Ricketts Talks Wrigley Renovations, Cubs' Development Strategy
Cubs Exec Chair Tom Ricketts kicked off the '19 SBJ Dealmakers in Sports conference this morning, chatting with Proskauer Chair and Sports Law Group co-Head Joe Leccese on a range of topics related to the ballclub. Ricketts said when his family bought the Cubs in '09, he had a "little bit of (a) feel" for how they could "make the baseball team go in the right direction." He said, "I knew I could probably absorb enough information to bring in the right people to make good decisions and get us on the right track there." However, Ricketts said they had "no idea" how much it would cost to renovate Wrigley Field. "During the deal, we had people walk through and give us some ideas of what it would cost," he noted. "But until you really tear out walls and dig deep and really understand what you have, you don’t know what’s going to happen when you renovate an old ballpark.” Ricketts: "We probably missed our budget by around 100%."

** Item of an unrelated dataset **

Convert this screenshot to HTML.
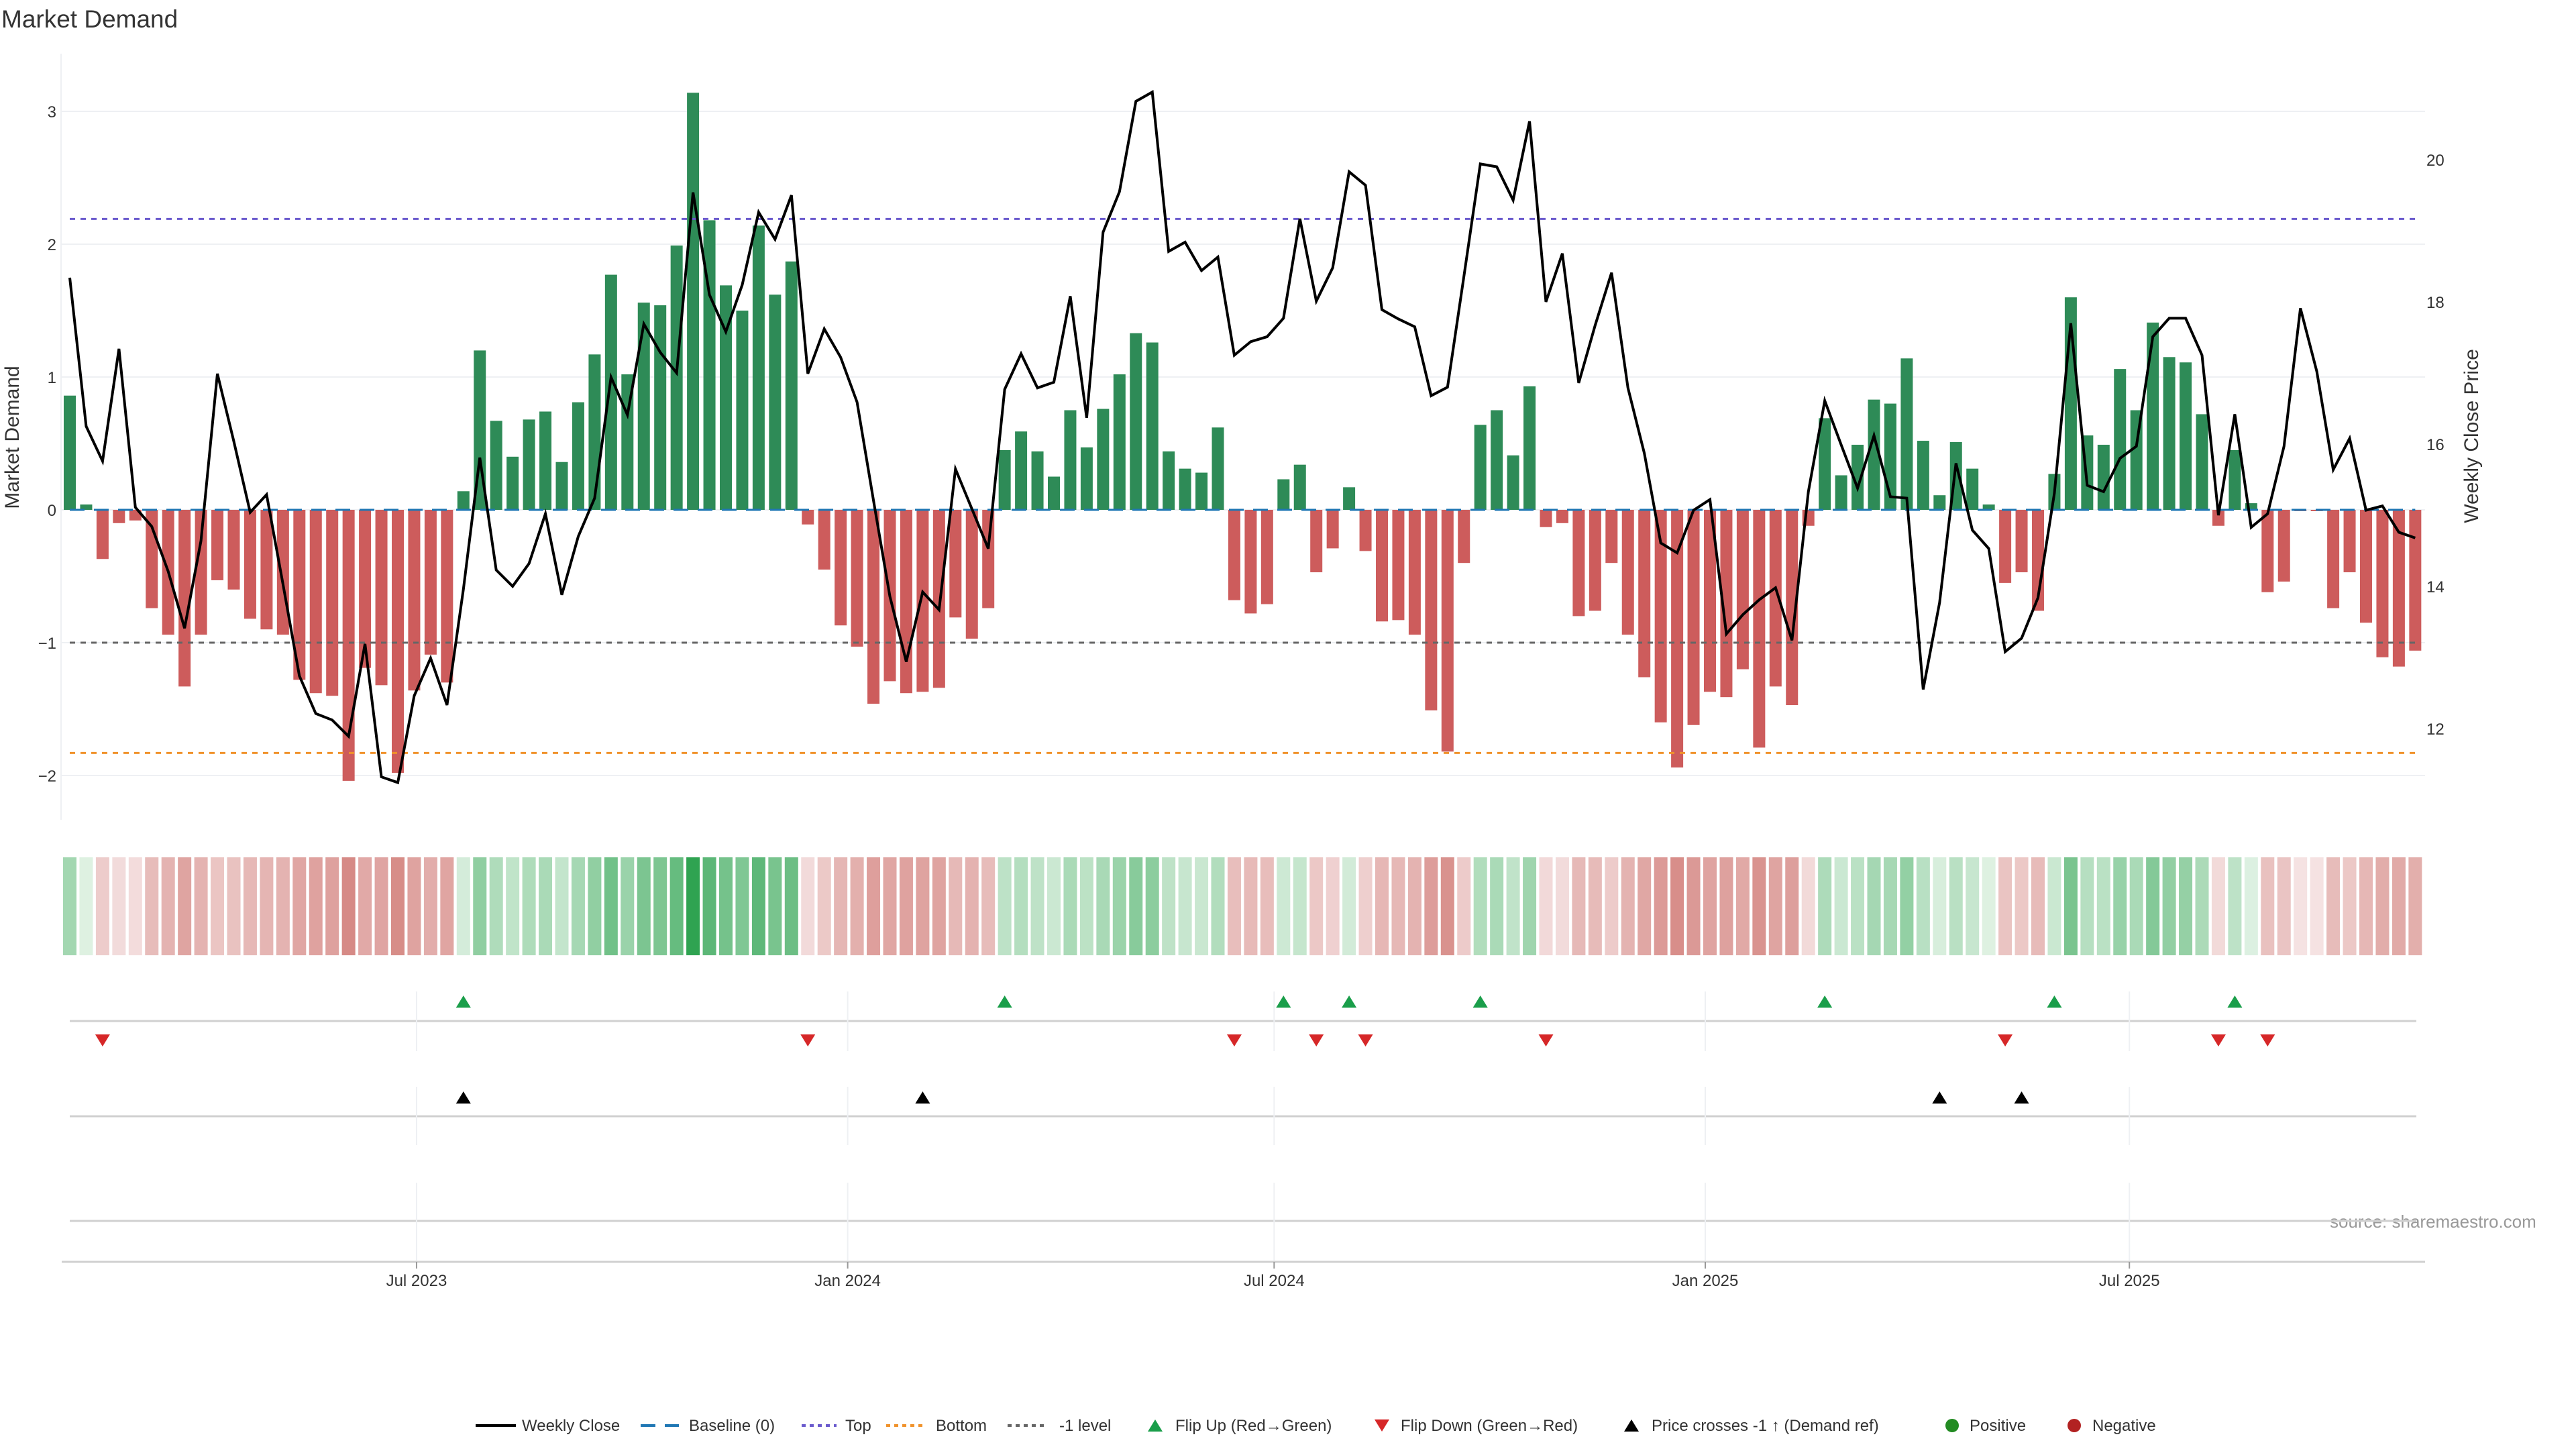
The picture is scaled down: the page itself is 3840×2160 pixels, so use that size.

LEARNING ON THE FLY: Ricketts said Chicago politics was the steepest learning curve during the Wrigley renovation process. "The only way I thought I would ever meet an Illinois politician was if I somehow ended up in prison," he said. "It was a lot more complicated than I thought it would be." He said the biggest political hurdles were the rooftop bar owners across the street from Wrigley. Ricketts said, "It took a couple years. They were really well entrenched, politically. Very generous with their donations to local politicians, so it took a look time to grind out the ability to even put a video board up."
ONE FOR ALL: Ricketts talked about the Cubs strategy of developing around Wrigley. He said, “We had to do something. Ten years ago, I had five kids under the age of 14, and bringing them to Wrigley was a little challenging. You have five fraternity brothers, then Wrigleyville is built for speed. You have choices. But if you have five little kids, you’re asking ‘what am I going to do?’ We had to think about fan base and we had to think about neighbors." Ricketts: "We thought about what we could do that works all year round. It’s a relatively dense, relatively nice part of Chicago. But you pull up to Wrigley Field in January, and most of the bars were closed and Wrigley looked like an old parking garage. So the plan had to include the outside of Wrigley being restored to what it looked like at its best in 1935." He noted the space used for the Gallagher Way development used to be a player parking lot, but is now an open-air plaza that has 200 events a year. Ricketts: "We have 250,000 people coming to our Winterland. And then it had to work on game days for families."
• On creating Marquee Sports Network for broadcasting Cubs games: "Ultimately, we felt the best way to serve our fans and the best way to tell our Cubs story was to be independent. We’re fortunate that we have the fan base and the following and the viewership that will lend itself to a single RSN."
• On the potential for a sportsbook at Wrigley: "We’d have to take (a look) at that. Illinois legislation allows for stadiums to apply for a license for a sports book. We would obviously not run a sports book. That’s not what baseball teams do. We’d get a partner to do that. We’d have to find a location and figure all that out."